***** EXTRACTED ENTRIES

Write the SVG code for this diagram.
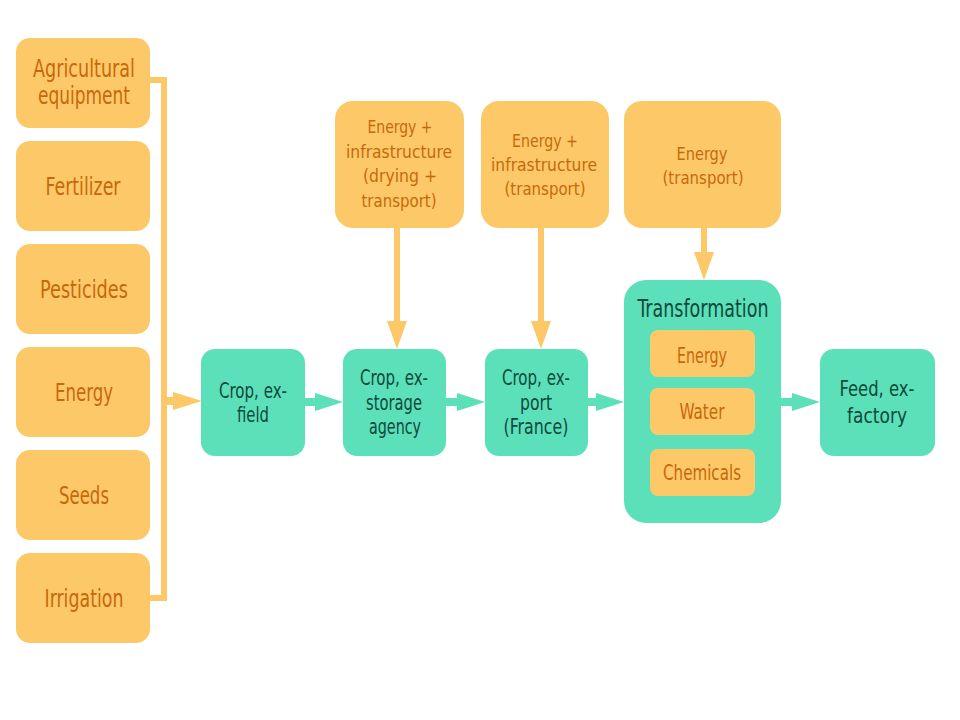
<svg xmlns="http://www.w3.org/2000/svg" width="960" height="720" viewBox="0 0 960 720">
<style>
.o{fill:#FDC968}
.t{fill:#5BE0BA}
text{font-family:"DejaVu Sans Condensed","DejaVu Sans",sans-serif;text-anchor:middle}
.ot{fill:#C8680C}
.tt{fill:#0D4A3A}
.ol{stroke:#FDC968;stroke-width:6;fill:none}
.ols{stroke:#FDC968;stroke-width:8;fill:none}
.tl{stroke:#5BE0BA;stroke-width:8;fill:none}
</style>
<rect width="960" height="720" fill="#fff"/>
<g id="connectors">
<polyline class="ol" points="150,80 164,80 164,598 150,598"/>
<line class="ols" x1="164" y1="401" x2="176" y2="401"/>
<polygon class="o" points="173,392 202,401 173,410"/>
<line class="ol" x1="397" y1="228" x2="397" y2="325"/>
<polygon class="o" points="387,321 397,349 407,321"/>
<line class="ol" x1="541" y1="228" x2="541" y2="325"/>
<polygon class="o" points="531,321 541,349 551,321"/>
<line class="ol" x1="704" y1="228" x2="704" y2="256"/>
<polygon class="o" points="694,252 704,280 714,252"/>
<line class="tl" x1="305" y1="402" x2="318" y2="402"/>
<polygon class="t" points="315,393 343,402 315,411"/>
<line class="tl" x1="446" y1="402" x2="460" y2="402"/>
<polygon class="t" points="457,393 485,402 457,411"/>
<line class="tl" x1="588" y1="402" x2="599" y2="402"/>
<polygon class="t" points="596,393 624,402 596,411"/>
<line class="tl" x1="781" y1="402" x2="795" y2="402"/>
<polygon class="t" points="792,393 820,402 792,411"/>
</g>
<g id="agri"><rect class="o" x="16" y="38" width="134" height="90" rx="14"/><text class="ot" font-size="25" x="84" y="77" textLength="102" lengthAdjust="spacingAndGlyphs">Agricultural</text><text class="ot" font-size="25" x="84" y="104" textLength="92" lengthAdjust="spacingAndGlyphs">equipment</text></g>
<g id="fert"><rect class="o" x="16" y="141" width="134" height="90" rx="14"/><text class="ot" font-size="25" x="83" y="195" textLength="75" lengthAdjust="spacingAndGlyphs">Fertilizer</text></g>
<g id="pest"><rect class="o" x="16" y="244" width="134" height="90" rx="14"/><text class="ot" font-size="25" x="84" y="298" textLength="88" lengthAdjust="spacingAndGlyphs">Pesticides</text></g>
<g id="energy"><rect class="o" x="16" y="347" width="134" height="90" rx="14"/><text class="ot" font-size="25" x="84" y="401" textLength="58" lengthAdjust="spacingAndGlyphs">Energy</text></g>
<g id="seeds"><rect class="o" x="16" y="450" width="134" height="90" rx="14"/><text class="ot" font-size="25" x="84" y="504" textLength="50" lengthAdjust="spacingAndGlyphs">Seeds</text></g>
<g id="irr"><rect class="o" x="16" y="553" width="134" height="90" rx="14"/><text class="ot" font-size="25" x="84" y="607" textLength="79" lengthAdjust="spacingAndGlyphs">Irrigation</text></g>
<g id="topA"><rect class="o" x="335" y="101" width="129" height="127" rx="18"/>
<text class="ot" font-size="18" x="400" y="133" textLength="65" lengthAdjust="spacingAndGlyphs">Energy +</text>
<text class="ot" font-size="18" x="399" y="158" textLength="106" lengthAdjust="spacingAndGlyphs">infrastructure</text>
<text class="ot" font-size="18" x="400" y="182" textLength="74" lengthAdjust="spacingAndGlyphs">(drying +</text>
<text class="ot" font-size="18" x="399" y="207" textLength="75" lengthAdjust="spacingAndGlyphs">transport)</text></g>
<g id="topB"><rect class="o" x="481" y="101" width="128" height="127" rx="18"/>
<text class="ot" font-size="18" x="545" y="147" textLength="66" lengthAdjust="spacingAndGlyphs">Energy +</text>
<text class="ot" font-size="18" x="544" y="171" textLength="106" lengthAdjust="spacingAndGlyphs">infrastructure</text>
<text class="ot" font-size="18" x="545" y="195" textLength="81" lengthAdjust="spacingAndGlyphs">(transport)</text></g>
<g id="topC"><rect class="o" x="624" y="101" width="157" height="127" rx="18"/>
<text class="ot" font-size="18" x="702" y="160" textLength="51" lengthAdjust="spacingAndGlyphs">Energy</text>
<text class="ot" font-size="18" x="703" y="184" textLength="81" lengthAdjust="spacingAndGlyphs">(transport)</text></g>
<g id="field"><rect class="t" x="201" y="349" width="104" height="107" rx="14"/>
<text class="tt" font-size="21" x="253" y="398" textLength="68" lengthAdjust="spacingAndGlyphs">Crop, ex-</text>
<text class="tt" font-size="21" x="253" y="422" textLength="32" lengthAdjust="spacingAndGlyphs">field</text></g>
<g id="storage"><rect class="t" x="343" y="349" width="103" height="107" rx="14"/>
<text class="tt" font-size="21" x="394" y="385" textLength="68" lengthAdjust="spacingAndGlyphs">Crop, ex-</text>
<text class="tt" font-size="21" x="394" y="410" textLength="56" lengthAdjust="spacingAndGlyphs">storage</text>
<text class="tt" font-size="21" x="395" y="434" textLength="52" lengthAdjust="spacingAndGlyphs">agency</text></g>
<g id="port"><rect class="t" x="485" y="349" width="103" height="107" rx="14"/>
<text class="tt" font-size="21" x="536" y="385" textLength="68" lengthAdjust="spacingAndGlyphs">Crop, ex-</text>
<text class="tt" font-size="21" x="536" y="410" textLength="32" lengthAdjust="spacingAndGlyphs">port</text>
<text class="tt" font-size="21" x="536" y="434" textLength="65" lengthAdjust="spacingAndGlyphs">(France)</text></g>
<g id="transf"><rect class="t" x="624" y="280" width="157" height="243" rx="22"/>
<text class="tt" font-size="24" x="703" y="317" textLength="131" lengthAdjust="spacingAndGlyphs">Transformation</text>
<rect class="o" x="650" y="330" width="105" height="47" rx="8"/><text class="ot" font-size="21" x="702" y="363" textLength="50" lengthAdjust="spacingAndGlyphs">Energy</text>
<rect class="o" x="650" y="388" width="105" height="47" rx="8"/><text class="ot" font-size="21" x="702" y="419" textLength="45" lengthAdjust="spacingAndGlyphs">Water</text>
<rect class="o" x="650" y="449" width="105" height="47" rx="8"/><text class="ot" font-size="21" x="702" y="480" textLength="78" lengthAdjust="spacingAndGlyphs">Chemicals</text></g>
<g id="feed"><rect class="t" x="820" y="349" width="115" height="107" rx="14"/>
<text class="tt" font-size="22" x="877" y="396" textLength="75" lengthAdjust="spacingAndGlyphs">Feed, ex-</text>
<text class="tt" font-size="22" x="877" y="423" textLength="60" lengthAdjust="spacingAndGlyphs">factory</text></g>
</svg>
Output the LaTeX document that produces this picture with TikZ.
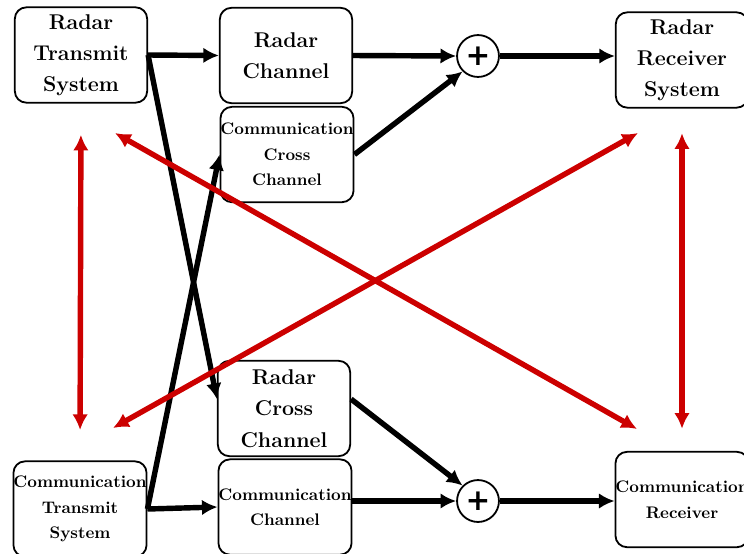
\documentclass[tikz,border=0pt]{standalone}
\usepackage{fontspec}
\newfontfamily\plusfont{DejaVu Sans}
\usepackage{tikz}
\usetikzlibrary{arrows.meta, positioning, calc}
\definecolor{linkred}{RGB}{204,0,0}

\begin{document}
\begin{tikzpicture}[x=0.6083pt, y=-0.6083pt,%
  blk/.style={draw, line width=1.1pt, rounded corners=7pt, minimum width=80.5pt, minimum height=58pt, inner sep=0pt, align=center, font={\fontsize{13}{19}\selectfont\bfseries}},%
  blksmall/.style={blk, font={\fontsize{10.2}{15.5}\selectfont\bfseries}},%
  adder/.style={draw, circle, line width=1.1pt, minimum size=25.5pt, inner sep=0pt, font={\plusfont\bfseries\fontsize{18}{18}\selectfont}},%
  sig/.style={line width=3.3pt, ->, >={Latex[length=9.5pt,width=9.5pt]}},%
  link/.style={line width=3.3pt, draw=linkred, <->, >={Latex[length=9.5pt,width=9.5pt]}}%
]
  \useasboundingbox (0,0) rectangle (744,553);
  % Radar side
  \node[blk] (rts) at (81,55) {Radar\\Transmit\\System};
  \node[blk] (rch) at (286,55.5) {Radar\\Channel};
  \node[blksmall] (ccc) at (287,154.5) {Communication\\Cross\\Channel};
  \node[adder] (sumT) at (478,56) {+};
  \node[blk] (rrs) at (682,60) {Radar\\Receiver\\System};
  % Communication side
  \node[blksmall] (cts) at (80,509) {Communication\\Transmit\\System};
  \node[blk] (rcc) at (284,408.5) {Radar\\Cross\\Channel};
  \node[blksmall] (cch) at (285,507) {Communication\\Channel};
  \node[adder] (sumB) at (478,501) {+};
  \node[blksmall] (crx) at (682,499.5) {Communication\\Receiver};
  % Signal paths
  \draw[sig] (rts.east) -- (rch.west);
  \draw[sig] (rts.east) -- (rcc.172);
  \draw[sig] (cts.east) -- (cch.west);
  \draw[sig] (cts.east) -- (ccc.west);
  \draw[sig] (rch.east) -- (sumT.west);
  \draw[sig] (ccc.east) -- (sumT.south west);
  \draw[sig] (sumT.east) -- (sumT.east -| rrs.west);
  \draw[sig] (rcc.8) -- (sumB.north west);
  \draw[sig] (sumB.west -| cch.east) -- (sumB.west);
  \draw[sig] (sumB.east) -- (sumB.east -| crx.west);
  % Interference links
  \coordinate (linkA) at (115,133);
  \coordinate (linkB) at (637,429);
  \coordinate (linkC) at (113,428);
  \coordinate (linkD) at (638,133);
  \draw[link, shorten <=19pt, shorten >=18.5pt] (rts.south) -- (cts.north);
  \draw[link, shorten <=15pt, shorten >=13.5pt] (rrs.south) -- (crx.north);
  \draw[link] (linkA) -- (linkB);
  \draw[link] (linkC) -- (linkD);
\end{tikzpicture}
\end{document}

**********

## EXERCISE DIRECTIONS
Go over the records above and tally each line that includes "this". Give the total by itself.

## WRITTEN RESPONSE
2